**What needs to be done:** Give an exact copy of every line, leaving images out.

** START Stored data **

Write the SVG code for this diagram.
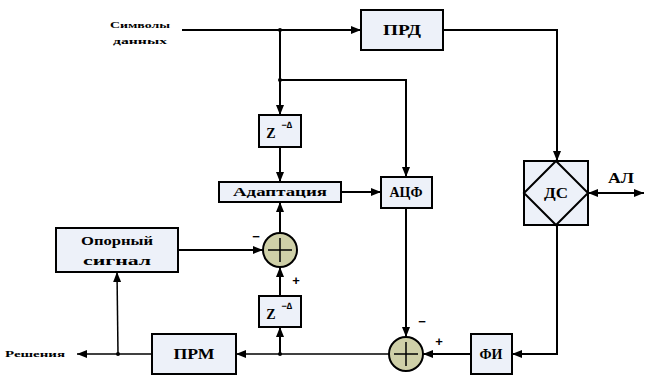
<svg xmlns="http://www.w3.org/2000/svg" width="645" height="376" viewBox="0 0 645 376">
<defs>
<marker id="ah" viewBox="0 0 10 8" refX="10" refY="4" markerWidth="10" markerHeight="8" markerUnits="userSpaceOnUse" orient="auto-start-reverse">
<path d="M0,0 L10,4 L0,8 z" fill="#000"/>
</marker>
<style>
.box{fill:#edf1f9;stroke:#000;stroke-width:2}
.sum{fill:#cfd0a8;stroke:#000;stroke-width:2}
.ln{fill:none;stroke:#000;stroke-width:2}
.thin{fill:none;stroke:#000;stroke-width:1.5}
.t{font-family:"Liberation Serif","DejaVu Serif",serif;font-weight:bold;fill:#000;text-anchor:middle;dominant-baseline:central}
.s{font-family:"Liberation Serif","DejaVu Serif",serif;font-weight:bold;fill:#000;dominant-baseline:central}
.sg{font-family:"Liberation Sans","DejaVu Sans",sans-serif;font-weight:bold;fill:#000;text-anchor:middle;dominant-baseline:central}
</style>
</defs>
<rect width="645" height="376" fill="#fff"/>

<g id="connectors">
<path class="ln" d="M182,30 H361" marker-end="url(#ah)"/>
<path class="ln" d="M280,30 V115" marker-end="url(#ah)"/>
<path class="ln" d="M280,80 H406 V177" marker-end="url(#ah)"/>
<path class="ln" d="M443,30 H557 V161" marker-end="url(#ah)"/>
<path class="ln" d="M280,147 V182" marker-end="url(#ah)"/>
<path class="ln" d="M341,192 H381" marker-end="url(#ah)"/>
<path class="ln" d="M280,233 V202" marker-end="url(#ah)"/>
<path class="ln" d="M178,250 H263" marker-end="url(#ah)"/>
<path class="ln" d="M588,193 H644" marker-start="url(#ah)" marker-end="url(#ah)"/>
<path class="ln" d="M557,225 V354 H512" marker-end="url(#ah)"/>
<path class="ln" d="M406,208 V337" marker-end="url(#ah)"/>
<path class="ln" d="M471,354 H423" marker-end="url(#ah)"/>
<path class="thin" d="M389,354 H236" marker-end="url(#ah)"/>
<path class="ln" d="M280,354 V327" marker-end="url(#ah)"/>
<path class="ln" d="M280,296 V267" marker-end="url(#ah)"/>
<path class="thin" d="M152,354 H77" marker-end="url(#ah)"/>
<path class="thin" d="M118,354 L117,272" marker-end="url(#ah)"/>
<circle cx="280" cy="30" r="2" fill="#000"/>
<circle cx="280" cy="80" r="2" fill="#000"/>
<circle cx="280" cy="354" r="2" fill="#000"/>
<circle cx="118" cy="354" r="2" fill="#000"/>
</g>

<g id="label-input">
<text class="s" x="140" y="25" font-size="9" text-anchor="middle" textLength="60" lengthAdjust="spacingAndGlyphs">Символы</text>
<text class="s" x="140" y="41" font-size="9" text-anchor="middle" textLength="54" lengthAdjust="spacingAndGlyphs">данных</text>
</g>
<g id="label-out">
<text class="s" x="5" y="354" font-size="9" textLength="60" lengthAdjust="spacingAndGlyphs">Решения</text>
</g>

<g id="prd">
<rect class="box" x="361" y="10" width="82" height="40"/>
<text class="t" x="402" y="30" font-size="14" textLength="38" lengthAdjust="spacingAndGlyphs">ПРД</text>
</g>

<g id="z1">
<rect class="box" x="259" y="115" width="42" height="32"/>
<text class="t" x="271" y="133" font-size="14">Z</text>
<text class="sg" x="287" y="125" font-size="9">−∆</text>
</g>

<g id="adapt">
<rect class="box" x="219" y="182" width="122" height="20"/>
<text class="t" x="280" y="192" font-size="12" textLength="94" lengthAdjust="spacingAndGlyphs">Адаптация</text>
</g>

<g id="acf">
<rect class="box" x="381" y="177" width="51" height="31"/>
<text class="t" x="406" y="192" font-size="14" textLength="33" lengthAdjust="spacingAndGlyphs">АЦФ</text>
</g>

<g id="ds">
<rect class="box" x="524" y="161" width="64" height="64"/>
<path d="M556,161 L588,193 L556,225 L524,193 Z" fill="none" stroke="#000" stroke-width="2"/>
<text class="t" x="556" y="193" font-size="14" textLength="24" lengthAdjust="spacingAndGlyphs">ДС</text>
</g>

<g id="al">
<text class="t" x="621" y="178" font-size="14" textLength="26" lengthAdjust="spacingAndGlyphs">АЛ</text>
</g>

<g id="ref">
<rect class="box" x="56" y="228" width="122" height="44"/>
<text class="t" x="117" y="240" font-size="13" textLength="72" lengthAdjust="spacingAndGlyphs">Опорный</text>
<text class="t" x="117" y="260" font-size="13" textLength="68" lengthAdjust="spacingAndGlyphs">сигнал</text>
</g>

<g id="sum1">
<circle class="sum" cx="280" cy="250" r="17"/>
<path d="M268,250 H292 M280,238 V262" stroke="#000" stroke-width="1.5"/>
<text class="sg" x="256" y="236" font-size="13">−</text>
<text class="sg" x="296" y="280" font-size="13">+</text>
</g>

<g id="z2">
<rect class="box" x="259" y="296" width="42" height="31"/>
<text class="t" x="271" y="314" font-size="14">Z</text>
<text class="sg" x="287" y="306" font-size="9">−∆</text>
</g>

<g id="prm">
<rect class="box" x="152" y="334" width="84" height="40"/>
<text class="t" x="194" y="354" font-size="14" textLength="41" lengthAdjust="spacingAndGlyphs">ПРМ</text>
</g>

<g id="sum2">
<circle class="sum" cx="406" cy="354" r="17"/>
<path d="M394,354 H418 M406,342 V366" stroke="#000" stroke-width="1.5"/>
<text class="sg" x="422" y="321" font-size="13">−</text>
<text class="sg" x="439" y="341" font-size="13">+</text>
</g>

<g id="fi">
<rect class="box" x="471" y="334" width="41" height="40"/>
<text class="t" x="491" y="354" font-size="14" textLength="23" lengthAdjust="spacingAndGlyphs">ФИ</text>
</g>
</svg>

** END Stored data **

**Output of the exercise:**
Write the SVG code for this diagram.
<svg xmlns="http://www.w3.org/2000/svg" width="645" height="376" viewBox="0 0 645 376">
<defs>
<marker id="ah" viewBox="0 0 10 8" refX="10" refY="4" markerWidth="10" markerHeight="8" markerUnits="userSpaceOnUse" orient="auto-start-reverse">
<path d="M0,0 L10,4 L0,8 z" fill="#000"/>
</marker>
<style>
.box{fill:#edf1f9;stroke:#000;stroke-width:2}
.sum{fill:#cfd0a8;stroke:#000;stroke-width:2}
.ln{fill:none;stroke:#000;stroke-width:2}
.thin{fill:none;stroke:#000;stroke-width:1.5}
.t{font-family:"Liberation Serif","DejaVu Serif",serif;font-weight:bold;fill:#000;text-anchor:middle;dominant-baseline:central}
.s{font-family:"Liberation Serif","DejaVu Serif",serif;font-weight:bold;fill:#000;dominant-baseline:central}
.sg{font-family:"Liberation Sans","DejaVu Sans",sans-serif;font-weight:bold;fill:#000;text-anchor:middle;dominant-baseline:central}
</style>
</defs>
<rect width="645" height="376" fill="#fff"/>

<g id="connectors">
<path class="ln" d="M182,30 H361" marker-end="url(#ah)"/>
<path class="ln" d="M280,30 V115" marker-end="url(#ah)"/>
<path class="ln" d="M280,80 H406 V177" marker-end="url(#ah)"/>
<path class="ln" d="M443,30 H557 V161" marker-end="url(#ah)"/>
<path class="ln" d="M280,147 V182" marker-end="url(#ah)"/>
<path class="ln" d="M341,192 H381" marker-end="url(#ah)"/>
<path class="ln" d="M280,233 V202" marker-end="url(#ah)"/>
<path class="ln" d="M178,250 H263" marker-end="url(#ah)"/>
<path class="ln" d="M588,193 H644" marker-start="url(#ah)" marker-end="url(#ah)"/>
<path class="ln" d="M557,225 V354 H512" marker-end="url(#ah)"/>
<path class="ln" d="M406,208 V337" marker-end="url(#ah)"/>
<path class="ln" d="M471,354 H423" marker-end="url(#ah)"/>
<path class="thin" d="M389,354 H236" marker-end="url(#ah)"/>
<path class="ln" d="M280,354 V327" marker-end="url(#ah)"/>
<path class="ln" d="M280,296 V267" marker-end="url(#ah)"/>
<path class="thin" d="M152,354 H77" marker-end="url(#ah)"/>
<path class="thin" d="M118,354 L117,272" marker-end="url(#ah)"/>
<circle cx="280" cy="30" r="2" fill="#000"/>
<circle cx="280" cy="80" r="2" fill="#000"/>
<circle cx="280" cy="354" r="2" fill="#000"/>
<circle cx="118" cy="354" r="2" fill="#000"/>
</g>

<g id="label-input">
<text class="s" x="140" y="25" font-size="9" text-anchor="middle" textLength="60" lengthAdjust="spacingAndGlyphs">Символы</text>
<text class="s" x="140" y="41" font-size="9" text-anchor="middle" textLength="54" lengthAdjust="spacingAndGlyphs">данных</text>
</g>
<g id="label-out">
<text class="s" x="5" y="354" font-size="9" textLength="60" lengthAdjust="spacingAndGlyphs">Решения</text>
</g>

<g id="prd">
<rect class="box" x="361" y="10" width="82" height="40"/>
<text class="t" x="402" y="30" font-size="14" textLength="38" lengthAdjust="spacingAndGlyphs">ПРД</text>
</g>

<g id="z1">
<rect class="box" x="259" y="115" width="42" height="32"/>
<text class="t" x="271" y="133" font-size="14">Z</text>
<text class="sg" x="287" y="125" font-size="9">−∆</text>
</g>

<g id="adapt">
<rect class="box" x="219" y="182" width="122" height="20"/>
<text class="t" x="280" y="192" font-size="12" textLength="94" lengthAdjust="spacingAndGlyphs">Адаптация</text>
</g>

<g id="acf">
<rect class="box" x="381" y="177" width="51" height="31"/>
<text class="t" x="406" y="192" font-size="14" textLength="33" lengthAdjust="spacingAndGlyphs">АЦФ</text>
</g>

<g id="ds">
<rect class="box" x="524" y="161" width="64" height="64"/>
<path d="M556,161 L588,193 L556,225 L524,193 Z" fill="none" stroke="#000" stroke-width="2"/>
<text class="t" x="556" y="193" font-size="14" textLength="24" lengthAdjust="spacingAndGlyphs">ДС</text>
</g>

<g id="al">
<text class="t" x="621" y="178" font-size="14" textLength="26" lengthAdjust="spacingAndGlyphs">АЛ</text>
</g>

<g id="ref">
<rect class="box" x="56" y="228" width="122" height="44"/>
<text class="t" x="117" y="240" font-size="13" textLength="72" lengthAdjust="spacingAndGlyphs">Опорный</text>
<text class="t" x="117" y="260" font-size="13" textLength="68" lengthAdjust="spacingAndGlyphs">сигнал</text>
</g>

<g id="sum1">
<circle class="sum" cx="280" cy="250" r="17"/>
<path d="M268,250 H292 M280,238 V262" stroke="#000" stroke-width="1.5"/>
<text class="sg" x="256" y="236" font-size="13">−</text>
<text class="sg" x="296" y="280" font-size="13">+</text>
</g>

<g id="z2">
<rect class="box" x="259" y="296" width="42" height="31"/>
<text class="t" x="271" y="314" font-size="14">Z</text>
<text class="sg" x="287" y="306" font-size="9">−∆</text>
</g>

<g id="prm">
<rect class="box" x="152" y="334" width="84" height="40"/>
<text class="t" x="194" y="354" font-size="14" textLength="41" lengthAdjust="spacingAndGlyphs">ПРМ</text>
</g>

<g id="sum2">
<circle class="sum" cx="406" cy="354" r="17"/>
<path d="M394,354 H418 M406,342 V366" stroke="#000" stroke-width="1.5"/>
<text class="sg" x="422" y="321" font-size="13">−</text>
<text class="sg" x="439" y="341" font-size="13">+</text>
</g>

<g id="fi">
<rect class="box" x="471" y="334" width="41" height="40"/>
<text class="t" x="491" y="354" font-size="14" textLength="23" lengthAdjust="spacingAndGlyphs">ФИ</text>
</g>
</svg>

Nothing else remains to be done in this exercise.